The Routing Strategies

If the process at site A wants to communicate with a process at site B, how is the message sent? If there is only one physical path from A to B (such as in a star or tree-structured network), the message must be sent through that path. Although, if there are multiple physical paths from A to B, then several routing options exist. Every site has a routing table indicating the alternative paths that can be used to send a message to other sites. A table may include information about the speed and cost of the various communication paths, and it may be updated as necessary, either manually or via programs that exchange routing information.

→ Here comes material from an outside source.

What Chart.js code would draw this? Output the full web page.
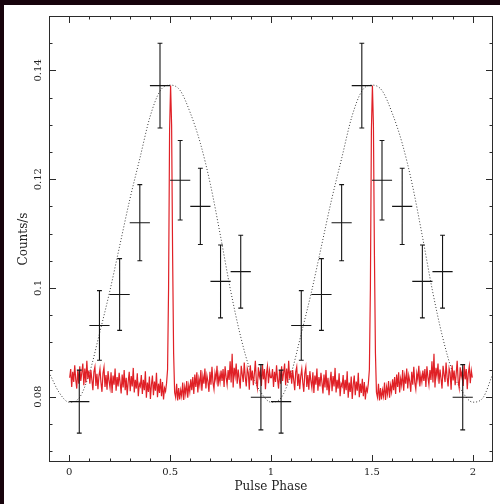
<!DOCTYPE html>
<html>
<head>
<meta charset="utf-8">
<script src="https://cdn.jsdelivr.net/npm/chart.js@4.4.1/dist/chart.umd.min.js"></script>
<style>
  html, body { margin: 0; padding: 0; background: #fff; }
  #wrap { position: absolute; left: 0; top: 0; width: 500px; height: 504px; }
  .edge { position: absolute; background: #17030c; z-index: 2; }
  #edgeTop { left: 0; top: 0; width: 500px; height: 5px; }
  #edgeLeft { left: 0; top: 0; width: 4px; height: 504px; }
</style>
</head>
<body>
<div id="wrap"><canvas id="profile"></canvas></div>
<div class="edge" id="edgeTop"></div>
<div class="edge" id="edgeLeft"></div>
<script>
// folded light curve, 200 bins over one cycle (plotted twice)
const curveRate = [
  0.0835, 0.0851, 0.0818, 0.0846, 0.0827, 0.0858, 0.0832, 0.0815, 0.0849, 0.0824,
  0.0856, 0.0829, 0.0844, 0.0861, 0.0821, 0.0852, 0.0826, 0.0866, 0.0833, 0.0848,
  0.0824, 0.0849, 0.0831, 0.0812, 0.0846, 0.0855, 0.0820, 0.0842, 0.0814, 0.0838,
  0.0851, 0.0826, 0.0809, 0.0843, 0.0854, 0.0818, 0.0840, 0.0813, 0.0847, 0.0829,
  0.0816, 0.0845, 0.0807, 0.0839, 0.0822, 0.0852, 0.0811, 0.0836, 0.0819, 0.0844,
  0.0826, 0.0806, 0.0841, 0.0817, 0.0849, 0.0812, 0.0835, 0.0803, 0.0828, 0.0846,
  0.0810, 0.0838, 0.0819, 0.0853, 0.0808, 0.0831, 0.0815, 0.0843, 0.0801, 0.0824,
  0.0819, 0.0840, 0.0805, 0.0831, 0.0812, 0.0847, 0.0798, 0.0826, 0.0809, 0.0837,
  0.0796, 0.0822, 0.0839, 0.0803, 0.0828, 0.0811, 0.0844, 0.0799, 0.0824, 0.0807,
  0.0833, 0.0801, 0.0827, 0.0795, 0.0816, 0.0810,
  0.0825, 0.0850, 0.1000, 0.1290, 0.1372, 0.1300, 0.1060, 0.0880, 0.0808,
  0.0799, 0.0824, 0.0793, 0.0816, 0.0795, 0.0812, 0.0801, 0.0826, 0.0794, 0.0818,
  0.0805, 0.0829, 0.0798, 0.0821, 0.0809, 0.0832,
  0.0812, 0.0836, 0.0805, 0.0841, 0.0818, 0.0845, 0.0808, 0.0833, 0.0821, 0.0849,
  0.0811, 0.0838, 0.0824, 0.0852, 0.0815, 0.0839, 0.0828, 0.0809, 0.0846, 0.0822,
  0.0855, 0.0826, 0.0814, 0.0843, 0.0831, 0.0857, 0.0819, 0.0840, 0.0827, 0.0848,
  0.0829, 0.0851, 0.0818, 0.0856, 0.0836, 0.0822, 0.0849, 0.0831, 0.0865, 0.0826,
  0.0879, 0.0817, 0.0853, 0.0838, 0.0861, 0.0824, 0.0850, 0.0833, 0.0815, 0.0857,
  0.0841, 0.0827, 0.0863, 0.0836, 0.0819, 0.0852, 0.0844, 0.0813, 0.0858, 0.0830,
  0.0848, 0.0821, 0.0842, 0.0866, 0.0828, 0.0816, 0.0854, 0.0837, 0.0847, 0.0820,
  0.0859, 0.0832, 0.0851, 0.0814, 0.0843, 0.0856, 0.0825, 0.0848, 0.0835
];

// binned count rate with 1-sigma errors, 10 bins per cycle
const binPhase = [0.05, 0.15, 0.25, 0.35, 0.45, 0.55, 0.65, 0.75, 0.85, 0.95];
const binRate = [0.0791, 0.0931, 0.0988, 0.1120, 0.1372, 0.1198, 0.1150, 0.1012, 0.1030, 0.0799];
const binErr = [0.0058, 0.0064, 0.0066, 0.0070, 0.0078, 0.0073, 0.0070, 0.0067, 0.0067, 0.0060];

// fitted model, one cycle sampled every 0.05
const modelPhase = [0, 0.05, 0.1, 0.15, 0.2, 0.25, 0.3, 0.35, 0.4, 0.45,
                    0.5, 0.55, 0.6, 0.65, 0.7, 0.75, 0.8, 0.85, 0.9, 0.95];
const modelRate = [0.0790, 0.0798, 0.0843, 0.0916, 0.0992, 0.1077, 0.1162, 0.1238, 0.1314, 0.1362,
                   0.1373, 0.1363, 0.1322, 0.1266, 0.1190, 0.1095, 0.0995, 0.0910, 0.0845, 0.0808];

const xTicks = [0, 0.5, 1, 1.5, 2];
const xTickLabels = ["0", "0.5", "1", "1.5", "2"];
const yTicks = [0.08, 0.1, 0.12, 0.14];
const yTickLabels = ["0.08", "0.1", "0.12", "0.14"];

const cycles = 2;
const xMin = -0.1, xMax = 2.1;
const yMin = 0.068, yMax = 0.150;

// red light curve over both cycles
const curvePts = [];
for (let c = 0; c < cycles; c++) {
  curveRate.forEach((v, i) => {
    curvePts.push({ x: c + (i + 0.5) / curveRate.length, y: v });
  });
}

// model repeated so it runs edge to edge
const modelPts = [];
for (let c = -1; c <= cycles; c++) {
  modelPhase.forEach((p, i) => {
    const x = c + p;
    if (x >= xMin - 1e-9 && x <= xMax + 1e-9) modelPts.push({ x, y: modelRate[i] });
  });
}

// error crosses as separate segments, null breaks the line
const errPts = [];
const halfBin = 0.05, cap = 0.012;
for (let c = 0; c < cycles; c++) {
  binPhase.forEach((p, i) => {
    const x = c + p, y = binRate[i], e = binErr[i];
    errPts.push({ x, y: y - e }, { x, y: y + e }, { x, y: null });
    errPts.push({ x: x - halfBin, y }, { x: x + halfBin, y }, { x, y: null });
    errPts.push({ x: x - cap, y: y + e }, { x: x + cap, y: y + e }, { x, y: null });
    errPts.push({ x: x - cap, y: y - e }, { x: x + cap, y: y - e }, { x, y: null });
  });
}

// box and inward ticks on all four sides
const frameTicks = {
  id: "frameTicks",
  afterDraw(chart) {
    const { ctx, chartArea: a, scales: { x, y } } = chart;
    ctx.save();
    ctx.strokeStyle = "#2b2b2b";
    ctx.lineWidth = 1;
    ctx.strokeRect(a.left + 0.5, a.top + 0.5, a.right - a.left - 1, a.bottom - a.top - 1);
    ctx.beginPath();
    for (let k = 0; k <= 20; k++) {
      const v = k / 10;
      const px = Math.round(x.getPixelForValue(v)) + 0.5;
      const len = xTicks.includes(v) ? 7 : 3.5;
      ctx.moveTo(px, a.bottom); ctx.lineTo(px, a.bottom - len);
      ctx.moveTo(px, a.top); ctx.lineTo(px, a.top + len);
    }
    for (let k = 14; k <= 29; k++) {
      const py = Math.round(y.getPixelForValue(k * 0.005)) + 0.5;
      const len = k % 4 === 0 ? 7 : 3.5;
      ctx.moveTo(a.left, py); ctx.lineTo(a.left + len, py);
      ctx.moveTo(a.right, py); ctx.lineTo(a.right - len, py);
    }
    ctx.stroke();
    ctx.restore();
  }
};

const serif = "DejaVu Serif";

new Chart(document.getElementById("profile"), {
  type: "line",
  data: {
    datasets: [
      { data: errPts, borderColor: "#151515", borderWidth: 1.1, pointRadius: 0, spanGaps: false, order: 1 },
      { data: curvePts, borderColor: "rgb(224,32,38)", borderWidth: 1.2, pointRadius: 0, order: 2 },
      { data: modelPts, borderColor: "#3a3a3a", borderWidth: 1, borderDash: [1, 2], pointRadius: 0,
        cubicInterpolationMode: "monotone", order: 3 }
    ]
  },
  options: {
    responsive: true,
    maintainAspectRatio: false,
    animation: false,
    layout: { padding: { top: 16, right: 7, left: 0, bottom: 0 } },
    plugins: { legend: { display: false }, tooltip: { enabled: false } },
    scales: {
      x: {
        type: "linear",
        min: xMin,
        max: xMax,
        grid: { display: false, drawTicks: false },
        border: { display: false },
        afterBuildTicks: s => { s.ticks = xTicks.map(v => ({ value: v })); },
        afterFit: s => { s.height = 42; },
        ticks: {
          padding: 4, color: "#222", maxRotation: 0, autoSkip: false,
          font: { family: serif, size: 10 },
          callback: v => xTickLabels[xTicks.indexOf(v)]
        },
        title: {
          display: true, text: "Pulse Phase", color: "#222",
          font: { family: serif, size: 12 }, padding: { top: 0, bottom: 10 }
        }
      },
      y: {
        type: "linear",
        min: yMin,
        max: yMax,
        grid: { display: false, drawTicks: false },
        border: { display: false },
        afterBuildTicks: s => { s.ticks = yTicks.map(v => ({ value: v })); },
        afterFit: s => { s.width = 49; },
        ticks: {
          padding: -1, color: "#222", minRotation: 90, maxRotation: 90, crossAlign: "center",
          font: { family: serif, size: 10 },
          callback: v => yTickLabels[yTicks.indexOf(v)]
        },
        title: {
          display: true, text: "Counts/s", color: "#222",
          font: { family: serif, size: 12 }, padding: { top: 17, bottom: 0 }
        }
      }
    }
  },
  plugins: [frameTicks]
});
</script>
</body>
</html>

These are some most common routing schemes are fixed routing, virtual routing, and dynamic routing.

(1)Fixed-routing :-

Where the path from A to B is specified in advance and does not change unless a hardware failure disables it. Generally, the shortest path is chosen, so that communication costs are minimized.

(2)Virtual-routing :-

The path from A to B is fixed for the duration of one session. While the different sessions involving messages from A to B may use different paths. The session could be as short as a file transfer or as long as a remote-login period.

(3)Dynamic-routing :-

When the path will be used to send a message from site A to site B is chosen only when a message is sent. Although the decision is made dynamically, separate messages may be assigned different paths. Site A will make a decision to send the message to site C; C, in turn, will decide to send it to site D, and so on. Therefore, the site will deliver the message to B. Generally, a site sends a message to another site on whatever link is the least used at that particular time.